The maths is exact for the numbers you enter — it uses the same area, volume, and bulk-density formulas that landscapers and aggregate suppliers rely on, with a transparent overage allowance you control. Real-world results vary a little because bulk density shifts with moisture and stone size, ground is rarely perfectly level, and compaction depends on how the gravel is laid. Use it for confident planning and budgeting, and confirm large orders against your supplier's tonnage.

Find your volume in cubic metres (area × depth), then multiply by the stone's density in tonnes per cubic metre. Crushed stone is about 1.6 t/m³, so 5 m³ is roughly 8 tonnes before overage. The calculator reports the weight in metric tonnes, US short tons, and kilograms, with the compaction allowance included, and also tells you how many truckloads that represents at your chosen per-load payload.
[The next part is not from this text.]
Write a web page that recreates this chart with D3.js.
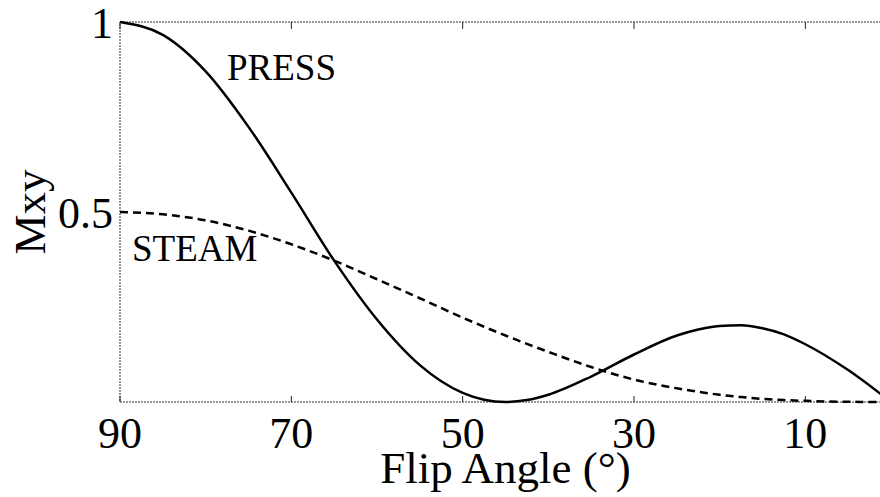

Gravel density — or bulk density — is the weight of a given volume of loose stone, usually expressed in kilograms per cubic metre. It depends on the rock type, the stone size, and how much air sits between the pieces. Denser stones like granite (around 1,680 kg/m³) weigh more per cubic metre than light decorative chips (around 1,440 kg/m³). Density is what converts a volume into a weight, so getting it right matters when ordering by the tonne. The calculator includes a built-in density database and a custom-density option.

Divide your total gravel weight by the payload of the delivery truck, then round up. Gravel trucks are limited by weight rather than volume, so a typical tandem tipper carries around 10–15 tonnes per load. The calculator counts truckloads from the weight (including overage) at a per-load payload you can adjust to match your supplier's trucks. For large jobs, ordering full loads is far cheaper per tonne than several small deliveries.